Book Marks: Textbooks, Libraries, And Reading

"Nai Sarak, Delhi's oldest bookselling and publishing hub, is struggling for survival. And the shopkeepers blame a number of factors — the advent of online bookstores selling second-hand books, rise in book piracy, a flourishing photocopy culture and an increase in number of foreign publishers setting up shop in India, making textbooks available at cheaper prices. ... sales have dipped by 60 to 70 percent in the last few years."

At a university in the US, a student paper also opined that the prices of textbooks are too damned high. "In fact, the average cost of a college textbook has increased by 73 percent since 2006, according to a study by Student Public Interest Research Groups. Nearly one-third of students in the study reported that they used financial aid to help pay for their textbooks."

A short story collection from an alleged North Korean writer is under a renewed spotlight. ... The Accusation by Bandi was first published in South Korea in May of 2014, but received little attention as a literary work. This was partly because no one was certain who Bandi was, or if the book was really written by a North Korean.

But the fate of the book encountered a change of tide late last year." Odd phrasing aside (what does "a change of tide" in a book's fate mean?), I think we'd all like to hear more stories from North Korea other than the fables spun by its government.


  • "I love books. I can't leave a bookstore without at least one. But I also have a tendency to buy books and not actually read them. Somewhere along the way reading fell by the wayside in favor of other forms of entertainment.

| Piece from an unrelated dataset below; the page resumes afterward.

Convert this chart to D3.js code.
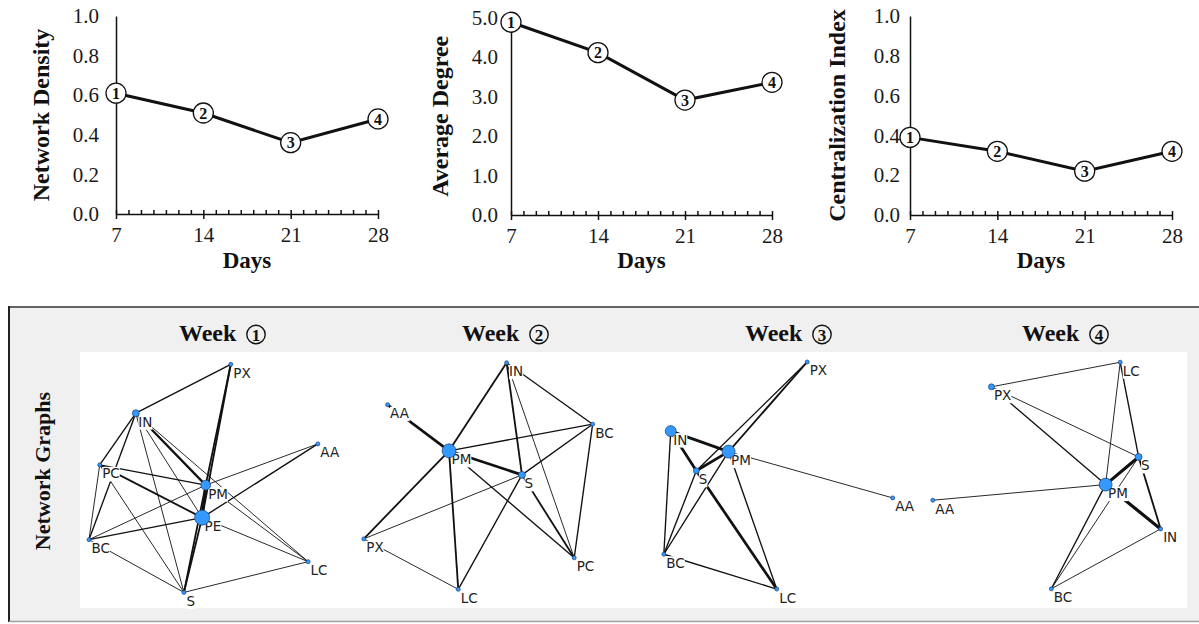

To get back on track, I made some simple changes that have helped me with my reading habits thus far—no speed reading necessary."
  • "I was pulled out of line in the immigration queue at Los Angeles airport as I came in to the USA. Not because I was Mem Fox the writer – nobody knew that – I was just a normal person like anybody else. They thought I was working in the States and that I had come in on the wrong visa." Deny all you want, but it's increasingly clear that Trump's White House is encouraging the ghastly behaviours of ghastly people.
  • "Education publisher Pearson reports biggest loss in its history ... after a slump at its US education operation." In January, the world's largest education publisher announced that it was letting go of its stake in Penguin Random House.
  • "The Cologne Public Library is serving as a social and educational space for the city's refugees, as counterparts across Germany increasingly become places for community engagement. Could the UK learn from this?" Why not? What is going to happen to all that space once the books and shelves are gone?
  • "For Céline Leterme and Jon Dowling, they started talking about Counter-Print – an online book shop and publisher – at their own local [pub] nine years ago, after realising there were others who shared their love of vintage design books. Fast-forward to today, and the ambitious designers are now also selling new books on design from a variety of publishers they admire, as well as children's books..."
  • "When is a Trojan horse not a Trojan horse? When it is a branch of Waterstones. So says managing director James Daunt, eager to reassure retailers and readers after the chain came under fire for opening three unbranded branches in the past three years – Southwold Books in Suffolk, Harpenden Books in Hertfordshire and The Rye Bookshop in East Sussex." Maybe local bookstore chains should look into this.
  • "Let's be honest, it's been a rough couple of months [in the US], and the headlines over the past few weeks have been jarring and unsettling. Yet even the most die-hard political activist has to recharge and reboot every now and then. It's no surprise that small pleasures can provide a little well-needed escape in times such as these." Okay, but should you plug your own book in articles like this? Is it fine to do that now?